[WORK REQUIRED]
Extract the full listing verbatim and drop any pictures from your copy.

[EXCERPTED RECORDS]
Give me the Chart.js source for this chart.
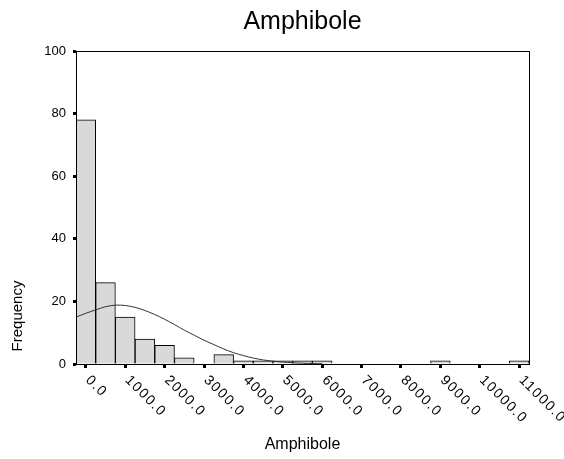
<!DOCTYPE html>
<html>
<head>
<meta charset="utf-8">
<script src="https://cdn.jsdelivr.net/npm/chart.js@4"></script>
<style>
  html, body { margin: 0; padding: 0; background: #fff; }
  #wrap { width: 564px; height: 459px; }
</style>
</head>
<body>
<div id="wrap"><canvas id="histChart" width="564" height="459"></canvas></div>
<script>
// bins are 500 wide, centred on the values below
const binCenters = [0, 500, 1000, 1500, 2000, 2500, 3000, 3500, 4000, 4500, 5000, 5500,
  6000, 6500, 7000, 7500, 8000, 8500, 9000, 9500, 10000, 10500, 11000];
const frequencies = [78, 26, 15, 8, 6, 2, 0, 3, 1, 1, 1, 1,
  1, 0, 0, 0, 0, 0, 1, 0, 0, 0, 1];

// normal curve
const curveX = [-250, 0, 250, 500, 750, 1000, 1250, 1500, 1750, 2000, 2250, 2500, 2750,
  3000, 3250, 3500, 3750, 4000, 4250, 4500, 4750, 5000, 5250, 5500, 5750, 6000];
const curveY = [15.0, 16.2, 17.3, 18.3, 18.8, 18.7, 18.1, 17.1, 15.8, 14.3, 12.6, 10.8, 9.2,
  7.6, 6.2, 4.8, 3.6, 2.7, 1.9, 1.3, 0.9, 0.6, 0.4, 0.25, 0.15, 0.1];

const xTickValues = [0, 1000, 2000, 3000, 4000, 5000, 6000, 7000, 8000, 9000, 10000, 11000];
const xTickLabels = ['0.0', '1000.0', '2000.0', '3000.0', '4000.0', '5000.0', '6000.0',
  '7000.0', '8000.0', '9000.0', '10000.0', '11000.0'];

const FONT = '"Liberation Sans", Arial, sans-serif';

// frame, title over the plot, slanted x labels and the y title
const extras = {
  id: 'extras',
  afterDraw(chart) {
    const { ctx, chartArea: a, scales: { x } } = chart;
    ctx.save();
    ctx.strokeStyle = '#000';
    ctx.lineWidth = 1;
    ctx.strokeRect(a.left + 0.5, a.top + 0.5, a.right - a.left, a.bottom - a.top);

    ctx.fillStyle = '#000';
    ctx.font = '25px ' + FONT;
    ctx.textAlign = 'center';
    ctx.textBaseline = 'alphabetic';
    ctx.fillText('Amphibole', (a.left + a.right) / 2, 29);

    ctx.font = '14px ' + FONT;
    ctx.textAlign = 'left';
    ctx.textBaseline = 'middle';
    ctx.letterSpacing = '1.5px';
    xTickValues.forEach((v, i) => {
      const px = x.getPixelForValue(v);
      ctx.save();
      ctx.translate(px + 2, a.bottom + 14);
      ctx.rotate(Math.PI / 4);
      ctx.fillText(xTickLabels[i], 0, 0);
      ctx.restore();
    });

    ctx.letterSpacing = '0px';
    ctx.font = '15px ' + FONT;
    ctx.textAlign = 'center';
    ctx.save();
    ctx.translate(18, 316);
    ctx.rotate(-Math.PI / 2);
    ctx.fillText('Frequency', 0, 0);
    ctx.restore();
    ctx.restore();
  }
};

new Chart(document.getElementById('histChart'), {
  type: 'bar',
  data: {
    datasets: [
      {
        type: 'line',
        data: curveX.map((v, i) => ({ x: v, y: curveY[i] })),
        borderColor: '#333',
        borderWidth: 1,
        pointRadius: 0,
        tension: 0.3,
        fill: false,
        order: 0
      },
      {
        data: binCenters.map((v, i) => ({ x: v, y: frequencies[i] })),
        backgroundColor: '#d9d9d9',
        borderColor: '#000',
        borderWidth: 1,
        barPercentage: 1,
        categoryPercentage: 1,
        order: 1
      }
    ]
  },
  options: {
    responsive: false,
    animation: false,
    layout: { padding: { top: 51, left: 0, right: 35, bottom: 0 } },
    plugins: {
      legend: { display: false },
      tooltip: { enabled: false },
      title: { display: false }
    },
    scales: {
      x: {
        type: 'linear',
        min: -250,
        max: 11250,
        offset: false,
        border: { display: false },
        grid: { offset: false, drawOnChartArea: false, tickLength: 4, tickWidth: 3, tickColor: '#000' },
        ticks: { display: false },
        afterBuildTicks: s => { s.ticks = xTickValues.map(v => ({ value: v })); },
        afterFit: s => { s.height = 95; },
        title: {
          display: true,
          text: 'Amphibole',
          color: '#000',
          font: { family: FONT, size: 16 },
          padding: { top: 0, bottom: 5 }
        }
      },
      y: {
        min: 0,
        max: 100,
        border: { display: false },
        grid: { drawOnChartArea: false, tickLength: 3, tickWidth: 3, tickColor: '#000' },
        ticks: { stepSize: 20, padding: 7, color: '#000', font: { family: FONT, size: 13 } },
        afterFit: s => { s.width = 76; }
      }
    }
  },
  plugins: [extras]
});
</script>
</body>
</html>
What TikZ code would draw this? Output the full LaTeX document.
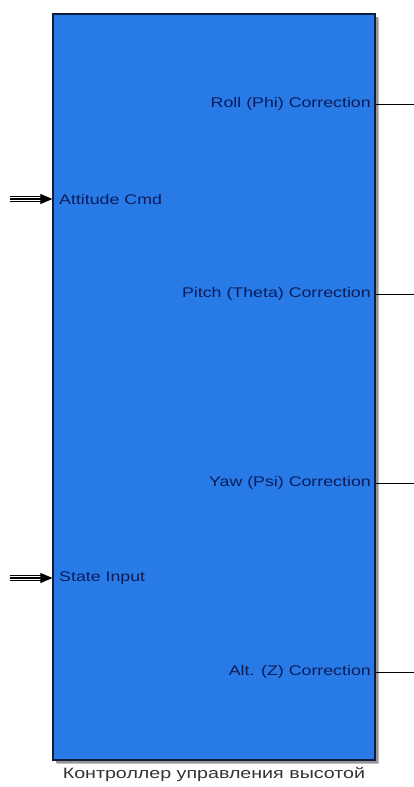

[EXERCISE SOLUTION]
Give me the Chart.js source for this chart.
<!DOCTYPE html>
<html>
<head>
<meta charset="utf-8">
<script src="https://cdn.jsdelivr.net/npm/chart.js@4"></script>
<style>
  html, body { margin: 0; padding: 0; background: #fff; }
  #wrap { width: 564px; height: 459px; }
</style>
</head>
<body>
<div id="wrap"><canvas id="histChart" width="564" height="459"></canvas></div>
<script>
// bins are 500 wide, centred on the values below
const binCenters = [0, 500, 1000, 1500, 2000, 2500, 3000, 3500, 4000, 4500, 5000, 5500,
  6000, 6500, 7000, 7500, 8000, 8500, 9000, 9500, 10000, 10500, 11000];
const frequencies = [78, 26, 15, 8, 6, 2, 0, 3, 1, 1, 1, 1,
  1, 0, 0, 0, 0, 0, 1, 0, 0, 0, 1];

// normal curve
const curveX = [-250, 0, 250, 500, 750, 1000, 1250, 1500, 1750, 2000, 2250, 2500, 2750,
  3000, 3250, 3500, 3750, 4000, 4250, 4500, 4750, 5000, 5250, 5500, 5750, 6000];
const curveY = [15.0, 16.2, 17.3, 18.3, 18.8, 18.7, 18.1, 17.1, 15.8, 14.3, 12.6, 10.8, 9.2,
  7.6, 6.2, 4.8, 3.6, 2.7, 1.9, 1.3, 0.9, 0.6, 0.4, 0.25, 0.15, 0.1];

const xTickValues = [0, 1000, 2000, 3000, 4000, 5000, 6000, 7000, 8000, 9000, 10000, 11000];
const xTickLabels = ['0.0', '1000.0', '2000.0', '3000.0', '4000.0', '5000.0', '6000.0',
  '7000.0', '8000.0', '9000.0', '10000.0', '11000.0'];

const FONT = '"Liberation Sans", Arial, sans-serif';

// frame, title over the plot, slanted x labels and the y title
const extras = {
  id: 'extras',
  afterDraw(chart) {
    const { ctx, chartArea: a, scales: { x } } = chart;
    ctx.save();
    ctx.strokeStyle = '#000';
    ctx.lineWidth = 1;
    ctx.strokeRect(a.left + 0.5, a.top + 0.5, a.right - a.left, a.bottom - a.top);

    ctx.fillStyle = '#000';
    ctx.font = '25px ' + FONT;
    ctx.textAlign = 'center';
    ctx.textBaseline = 'alphabetic';
    ctx.fillText('Amphibole', (a.left + a.right) / 2, 29);

    ctx.font = '14px ' + FONT;
    ctx.textAlign = 'left';
    ctx.textBaseline = 'middle';
    ctx.letterSpacing = '1.5px';
    xTickValues.forEach((v, i) => {
      const px = x.getPixelForValue(v);
      ctx.save();
      ctx.translate(px + 2, a.bottom + 14);
      ctx.rotate(Math.PI / 4);
      ctx.fillText(xTickLabels[i], 0, 0);
      ctx.restore();
    });

    ctx.letterSpacing = '0px';
    ctx.font = '15px ' + FONT;
    ctx.textAlign = 'center';
    ctx.save();
    ctx.translate(18, 316);
    ctx.rotate(-Math.PI / 2);
    ctx.fillText('Frequency', 0, 0);
    ctx.restore();
    ctx.restore();
  }
};

new Chart(document.getElementById('histChart'), {
  type: 'bar',
  data: {
    datasets: [
      {
        type: 'line',
        data: curveX.map((v, i) => ({ x: v, y: curveY[i] })),
        borderColor: '#333',
        borderWidth: 1,
        pointRadius: 0,
        tension: 0.3,
        fill: false,
        order: 0
      },
      {
        data: binCenters.map((v, i) => ({ x: v, y: frequencies[i] })),
        backgroundColor: '#d9d9d9',
        borderColor: '#000',
        borderWidth: 1,
        barPercentage: 1,
        categoryPercentage: 1,
        order: 1
      }
    ]
  },
  options: {
    responsive: false,
    animation: false,
    layout: { padding: { top: 51, left: 0, right: 35, bottom: 0 } },
    plugins: {
      legend: { display: false },
      tooltip: { enabled: false },
      title: { display: false }
    },
    scales: {
      x: {
        type: 'linear',
        min: -250,
        max: 11250,
        offset: false,
        border: { display: false },
        grid: { offset: false, drawOnChartArea: false, tickLength: 4, tickWidth: 3, tickColor: '#000' },
        ticks: { display: false },
        afterBuildTicks: s => { s.ticks = xTickValues.map(v => ({ value: v })); },
        afterFit: s => { s.height = 95; },
        title: {
          display: true,
          text: 'Amphibole',
          color: '#000',
          font: { family: FONT, size: 16 },
          padding: { top: 0, bottom: 5 }
        }
      },
      y: {
        min: 0,
        max: 100,
        border: { display: false },
        grid: { drawOnChartArea: false, tickLength: 3, tickWidth: 3, tickColor: '#000' },
        ticks: { stepSize: 20, padding: 7, color: '#000', font: { family: FONT, size: 13 } },
        afterFit: s => { s.width = 76; }
      }
    }
  },
  plugins: [extras]
});
</script>
</body>
</html>
What TikZ code would draw this? Output the full LaTeX document.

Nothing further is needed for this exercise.